Dr. Francisco A. Moreno led the first FDA-approved clinical study of psilocybin since it was outlawed in 1970. The results of the small-scale study are published in the latest edition of the Journal of Clinical Psychiatry.

Moreno said the study's intent was only to test the safety of administering psilocybin to patients, and its effectiveness is still in doubt until a larger controlled study can be conducted. But in each of the nine patients in the study, psilocybin completely removed symptoms of the disorder for a period of about four to 24 hours, with some remaining symptom-free for days, Moreno said.

"What we saw acutely was a drastic decrease in symptoms," Moreno said. "The obsessions would really dissolve or reduce drastically for a period of time."

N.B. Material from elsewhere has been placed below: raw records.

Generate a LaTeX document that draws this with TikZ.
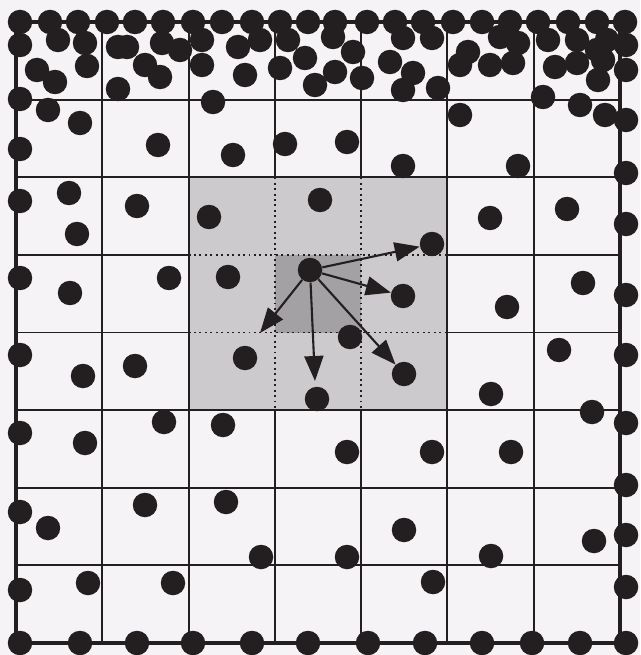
\documentclass[tikz,border=0pt]{standalone}
\usetikzlibrary{arrows.meta}
\definecolor{ink}{HTML}{231F20}
\definecolor{paper}{HTML}{F5F3F5}
\definecolor{shell}{HTML}{CCCACC}
\definecolor{home}{HTML}{A3A1A3}

\begin{document}
\begin{tikzpicture}[x=0.02cm, y=-0.02cm,
  particle/.style={circle, fill=ink, inner sep=0pt, minimum size=0.49cm},
  cellline/.style={draw=ink, line width=1.1pt},
  force/.style={draw=ink, line width=1.2pt, -{Triangle[length=0.5cm, width=0.38cm]}}
]
  \useasboundingbox[fill=paper] (0,0) rectangle (640,655);

  % Cell grid
  \foreach \gx in {102.3,188.6,274.9,361.1,447.4,533.7}
    \draw[cellline] (\gx,22) -- (\gx,643);
  \foreach \gy in {99.6,177.25,254.9,332.5,410.1,487.75,565.4}
    \draw[cellline] (16,\gy) -- (620,\gy);

  % Neighbour cells and home cell
  \fill[shell] (188.6,177.25) rectangle (447.4,410.1);
  \fill[home] (274.9,254.9) rectangle (361.1,332.5);
  \draw[cellline, dotted] (274.9,177.25) -- (274.9,410.1);
  \draw[cellline, dotted] (361.1,177.25) -- (361.1,410.1);
  \draw[cellline, dotted] (188.6,254.9) -- (447.4,254.9);
  \draw[cellline, dotted] (188.6,332.5) -- (447.4,332.5);
  \draw[cellline] (188.6,177.25) rectangle (447.4,410.1);

  % Box walls
  \draw[ink, line width=2.8pt] (16,22) rectangle (620,643);

  % Wall particles
  \foreach \wx [count=\i] in {20,50,78,107,135,163,193,222,252,280,308,335,367,395,423,453,482,510,538,568,597,625}
    \node[particle] (top\i) at (\wx,22) {};
  \foreach \wy [count=\i] in {45,99,149,201,278,355,433,512,590,643}
    \node[particle] (left\i) at (20,\wy) {};
  \foreach \wy [count=\i] in {45,70,120,173,224,295,355,423,485,535,587,643}
    \node[particle] (right\i) at (626,\wy) {};
  \foreach \wx [count=\i] in {80,137,193,252,308,368,425,482,532,580}
    \node[particle] (bot\i) at (\wx,643) {};

  % Free particles
  \foreach \px/\py [count=\i] in {58/40,85/43,87/66,37/70,55/82,118/47,127/47,145/65,162/43,180/50,
      160/77,118/89,202/40,202/65,238/47,260/40,245/75,288/40,280/68,305/58,315/85,333/37,353/52,
      335/72,362/78,390/62,403/38,432/38,413/73,403/90,438/88,468/52,460/65,490/65,500/37,513/63,
      518/43,548/40,555/67,577/63,577/40,597/50,607/40,603/60,598/80,543/97,213/102,
      48/110,80/123,158/145,233/155,285/144,347/142,403/166,460/115,518/166,580/105,605/115,
      69/193,77/234,137/206,209/217,320/200,490/218,567/209,
      70/293,169/278,228/277,507/307,583/283,350/337,
      83/376,135/366,245/358,317/399,559/350,491/394,592/412,
      85/443,164/422,223/425,347/452,432/452,511/452,
      48/528,145/505,226/502,261/557,347/557,404/530,491/556,594/541,
      88/583,173/583,433/582}
    \node[particle] (p\i) at (\px,\py) {};

  % Central particle and its partners
  \node[particle] (ctr) at (310,270) {};
  \node[particle] (nbE) at (432,244) {};
  \node[particle] (nbR) at (403,296) {};
  \node[particle] (nbS) at (404,374) {};
  \coordinate (endSW) at (260,333);
  \coordinate (endS) at (315,381);

  % Pair interactions
  \draw[force] (ctr) -- (nbE);
  \draw[force] (ctr) -- (nbR);
  \draw[force] (ctr) -- (nbS);
  \draw[force] (ctr) -- (endSW);
  \draw[force] (ctr) -- (endS);
\end{tikzpicture}
\end{document}
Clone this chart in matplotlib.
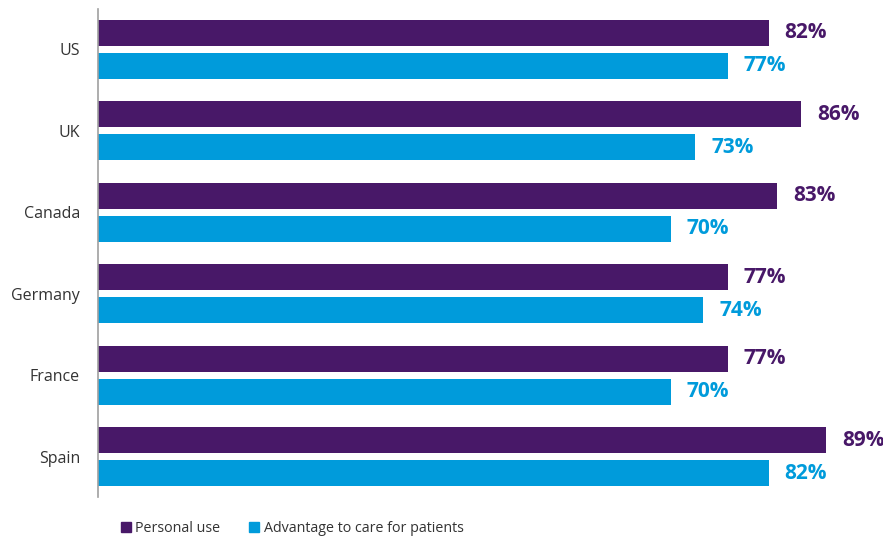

Best known among the drug culture as magic mushrooms, the hallucinogenic fungus remains a popular illicit drug. Although banned by Comprehensive Drug Abuse Prevention and Control Act of 1970, research into medical uses is allowed.
The new research does not reflect any change in government policy, said Rogene Waite, a spokeswoman for the Drug Enforcement Administration.

No other treatment eases symptoms faster
Currently, there is no treatment that eases symptoms of the disorder as fast as psilocybin appears to, Moreno said. Other drugs take several weeks to show an effect, but the psilocybin was almost immediate.


The drug is not one that could be taken daily, Moreno said, and many questions remain about its use, including if it would be addictive or if patients would develop a tolerance to the drug.

Moreno hopes to conduct an expanded study that could offer more convincing evidence of its effectiveness.
"We're very cautious about making too much of the early results," Moreno said. "I don't want to characterize it as psychedelics are the way to go. Although it seemed to be safe, this was done in the context of supervision by trained professionals in a medical setting. This is not ready to be used by the public just because nine people tolerated it."
Symptoms of obsessive compulsive disorder typically develop in the teen years and can make it difficult hard for patients to lead normal, day-to-day lives.

The nine patients in the study had a range of compulsions, including fear of being contaminated, elaborate cleaning rituals, tapping or touching rituals and mental rituals. One patient wouldn't touch the floor with anything but the soles of his shoes. Others would shower for hours or put on pants over and over again until they felt right.

"They know it's senseless. They know it doesn't do anything for them, but if they don't do it they become very distraught and very uncomfortable and have a very difficult time functioning," Moreno said.